Summary
On April 10, 2026, a planned dependency upgrade triggered a full authentication outage on Atmos Pro. Every authenticated request returned an unauthorized error, the dashboard failed to load, and sign-in was broken for all users. Production was rolled back within minutes, the root cause was identified later the same day, and a fix was deployed with regression test coverage. No customer data was lost or compromised.
Impact
- 100% authentication failure across Atmos Pro — all users unable to sign in
- Dashboard unable to load
- No data loss; no unauthorized access
Timeline
Planned dependency upgrade deployed to production
100% authentication failure detected across all endpoints
Production rolled back to last known good state
Investigation began
Root cause identified: latent defects in our authentication flow, previously masked by looser upstream validation
behavior
Fix deployed with regression test coverage
What Happened
A planned upgrade to an internal payload validation library produced stricter error behavior than the prior version. The stricter behavior exposed three pre-existing defects in adjacent systems:
- Authentication error handling. A defect in how our auth callbacks propagated errors caused validation failures to escape the controlled error path. When the new validation behavior produced errors, the authentication layer returned null sessions, causing every authenticated request to fail.
- Dashboard response completeness. A prior change had added required fields to an internal data schema without corresponding updates to the dashboard service. The stricter validation rejected the incomplete response.

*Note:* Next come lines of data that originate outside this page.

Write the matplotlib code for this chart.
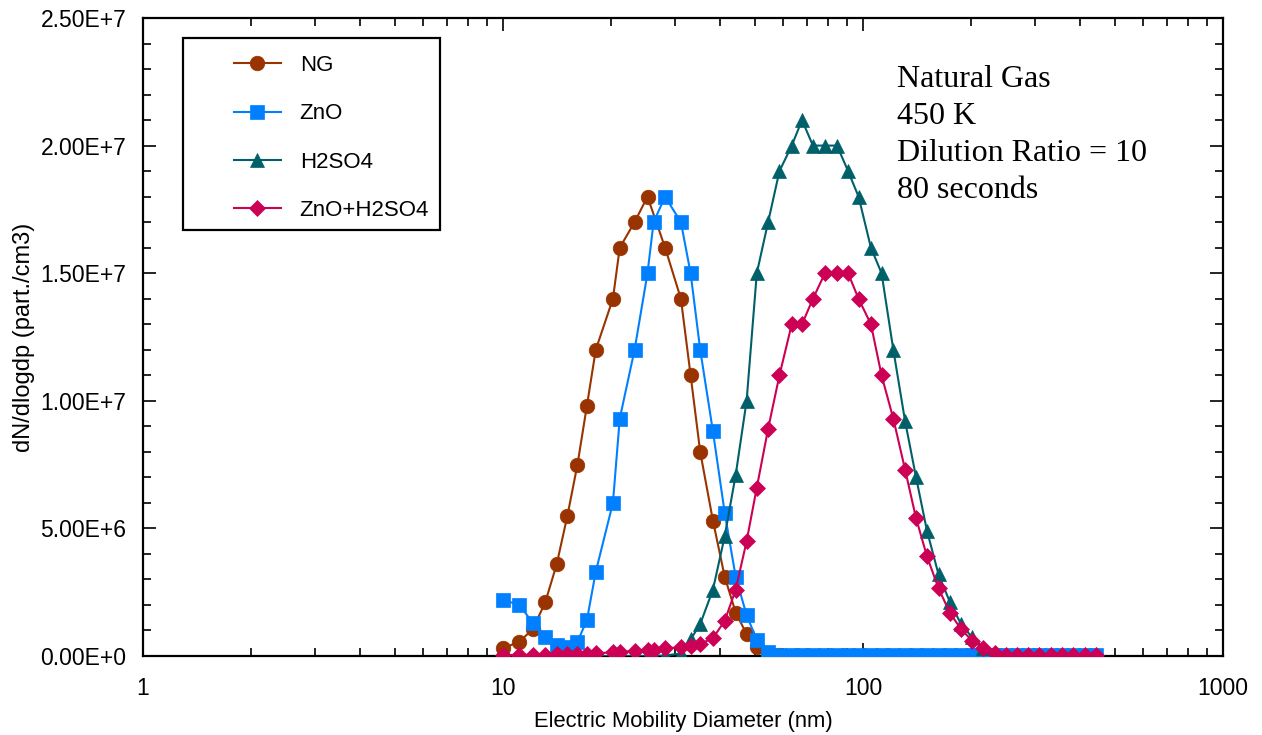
import matplotlib
matplotlib.use("Agg")
import matplotlib.pyplot as plt
import numpy as np
from matplotlib.patches import Rectangle
from matplotlib.ticker import FuncFormatter, LogLocator, MultipleLocator, NullFormatter

plt.rcParams["font.family"] = ["Liberation Sans", "DejaVu Sans"]

# Mobility diameter bins (nm)
diameter_nm = [
    10.0, 11.1, 12.1, 13.1, 14.1, 15.1, 16.1, 17.1, 18.1, 20.2,
    21.1, 23.2, 25.2, 26.2, 28.2, 31.2, 33.2, 35.3, 38.3, 41.3,
    44.3, 47.5, 50.7, 54.5, 58.6, 63.4, 67.7, 72.6, 78.4, 84.7,
    90.9, 97.2, 105.2, 112.6, 121.4, 130.9, 140.4, 150.6, 162.1, 174.5,
    187.2, 200.9, 216.1, 232.6, 249.6, 267.9, 287.3, 308.3, 332.9, 357.1,
    383.1, 413.7, 443.8,
]

# Number size distributions, dN/dlogdp in units of 1e6 part./cm3
ng = [
    0.30, 0.56, 1.05, 2.1, 3.6, 5.5, 7.5, 9.8, 12.0, 14.0,
    16.0, 17.0, 18.0, np.nan, 16.0, 14.0, 11.0, 8.0, 5.3, 3.1,
    1.7, 0.86, 0.34, 0.10, 0.03,
]
zno = [
    2.2, 2.0, 1.3, 0.75, 0.43, 0.36, 0.56, 1.4, 3.3, 6.0,
    9.3, 12.0, 15.0, 17.0, 18.0, 17.0, 15.0, 12.0, 8.8, 5.6,
    3.1, 1.6, 0.63, 0.17, 0.04, 0.03, 0.03, 0.03, 0.03, 0.03,
    0.03, 0.03, 0.03, 0.03, 0.03, 0.03, 0.03, 0.03, 0.03, 0.03,
    0.03, 0.03, 0.03, 0.03, 0.03, 0.03, 0.03, 0.03, 0.03, 0.03,
    0.03, 0.03, 0.03,
]
h2so4 = [
    0.0, 0.0, 0.0, 0.0, 0.0, 0.0, 0.0, 0.0, 0.0, 0.0,
    0.0, 0.0, 0.0, 0.0, 0.02, 0.10, 0.65, 1.25, 2.6, 4.7,
    7.1, 10.0, 15.0, 17.0, 19.0, 20.0, 21.0, 20.0, 20.0, 20.0,
    19.0, 18.0, 16.0, 15.0, 12.0, 9.2, 7.0, 4.9, 3.2, 2.1,
    1.25, 0.73, 0.33, 0.12, 0.03, 0.0, 0.0, 0.0, 0.0, 0.0,
    0.0, 0.0, 0.0,
]
zno_h2so4 = [
    0.04, 0.04, 0.05, 0.05, 0.06, 0.07, 0.08, 0.09, 0.10, 0.15,
    0.16, 0.20, 0.22, 0.24, 0.30, 0.34, 0.39, 0.47, 0.70, 1.38,
    2.6, 4.5, 6.6, 8.9, 11.0, 13.0, 13.0, 14.0, 15.0, 15.0,
    15.0, 14.0, 13.0, 11.0, 9.3, 7.3, 5.4, 3.9, 2.65, 1.68,
    1.05, 0.60, 0.30, 0.13, 0.05, 0.04, 0.04, 0.04, 0.04, 0.04,
    0.04, 0.04, 0.04,
]

series = [
    ("NG", ng, "#993300", "o", 10.5),
    ("ZnO", zno, "#0080FF", "s", 10.0),
    ("H2SO4", h2so4, "#00606A", "^", 10.5),
    ("ZnO+H2SO4", zno_h2so4, "#CC0055", "D", 8.0),
]

conditions = ["Natural Gas", "450 K", "Dilution Ratio = 10", "80 seconds"]

W, H = 1262, 735
fig = plt.figure(figsize=(W / 100, H / 100), dpi=100)
ax = fig.add_axes([143 / W, 1 - 656 / H, 1080 / W, 638 / H])

dp = np.array(diameter_nm)
for i, (label, values, color, marker, ms) in enumerate(series):
    y = np.array(values) * 1e6
    x = dp[: len(y)]
    keep = ~np.isnan(y)
    ax.plot(x[keep], y[keep], color=color, lw=1.5, marker=marker, ms=ms,
            mec=color, mfc=color, mew=0.5, label=label, zorder=3 + i)

ax.set_xscale("log")
ax.set_xlim(1, 1000)
ax.set_ylim(0, 2.5e7)

ax.xaxis.set_major_locator(LogLocator(base=10))
ax.xaxis.set_minor_locator(LogLocator(base=10, subs=np.arange(2, 10)))
ax.xaxis.set_minor_formatter(NullFormatter())
ax.xaxis.set_major_formatter(FuncFormatter(lambda v, _: f"{v:g}"))

ax.yaxis.set_major_locator(MultipleLocator(5e6))
ax.yaxis.set_minor_locator(MultipleLocator(1e6))


def sci_label(v, _):
    mant, exp = f"{v:.2E}".split("E")
    return f"{mant}E{int(exp):+d}"


ax.yaxis.set_major_formatter(FuncFormatter(sci_label))

ax.tick_params(which="both", direction="in", top=True, right=True,
               labelsize=16.5, width=1.2, colors="black")
ax.tick_params(which="major", length=9.5)
ax.tick_params(which="minor", length=5.5)
ax.tick_params(axis="y", which="major", pad=12)
ax.tick_params(axis="x", which="major", pad=15)
for sp in ax.spines.values():
    sp.set_linewidth(1.6)

ax.set_xlabel("Electric Mobility Diameter (nm)", fontsize=15.8, labelpad=8)
ax.set_ylabel("dN/dlogdp (part./cm3)", fontsize=17, labelpad=4)

# legend frame drawn on its own so the side padding can exceed the top padding
fig.patches.append(Rectangle((183 / W, 1 - 230 / H), 257 / W, 192 / H,
                             transform=fig.transFigure, fill=False, ec="black",
                             lw=1.6, zorder=10))
ax.legend(loc="upper left", bbox_to_anchor=(223 / W, 1 - 44 / H),
          bbox_transform=fig.transFigure, frameon=False, fontsize=16,
          borderpad=0, handlelength=2.1, handletextpad=0.85, labelspacing=1.23)

for k, line in enumerate(conditions):
    fig.text(897 / W, 1 - (87 + 37 * k) / H, line, fontsize=23,
             family=["Liberation Serif", "DejaVu Serif"], va="baseline")

fig.savefig("out.png", dpi=100)
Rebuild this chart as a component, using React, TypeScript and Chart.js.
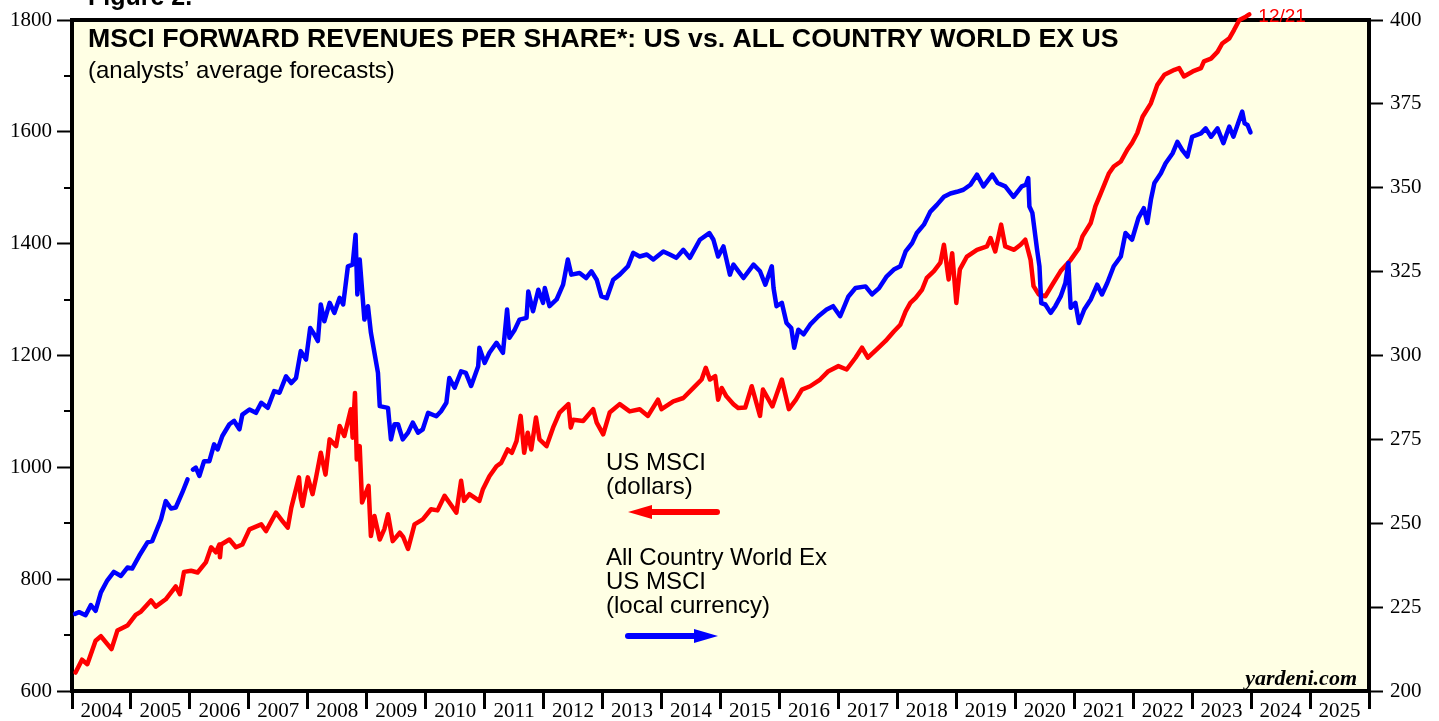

- Identity provider configuration drift. An earlier fix introduced a configuration that caused our authentication library to attempt an unsupported discovery flow against our identity provider.
What We Did
- Hardened authentication error handling so validation errors are contained within the controlled error path and never produce null sessions.
- Restored missing fields in the dashboard service response.
- Corrected the identity provider configuration so discovery is handled natively.
- Tightened log redaction to ensure additional sensitive fields are never emitted in plain text.
- Added regression tests covering validation compatibility, session callback resilience, and dashboard response validation.
- Expanded exception tracking and observability across the authentication and data paths to accelerate detection and investigation of future issues.
Follow-Up
No additional follow-up is planned at this time. The regression tests added as part of the fix cover the failure modes encountered.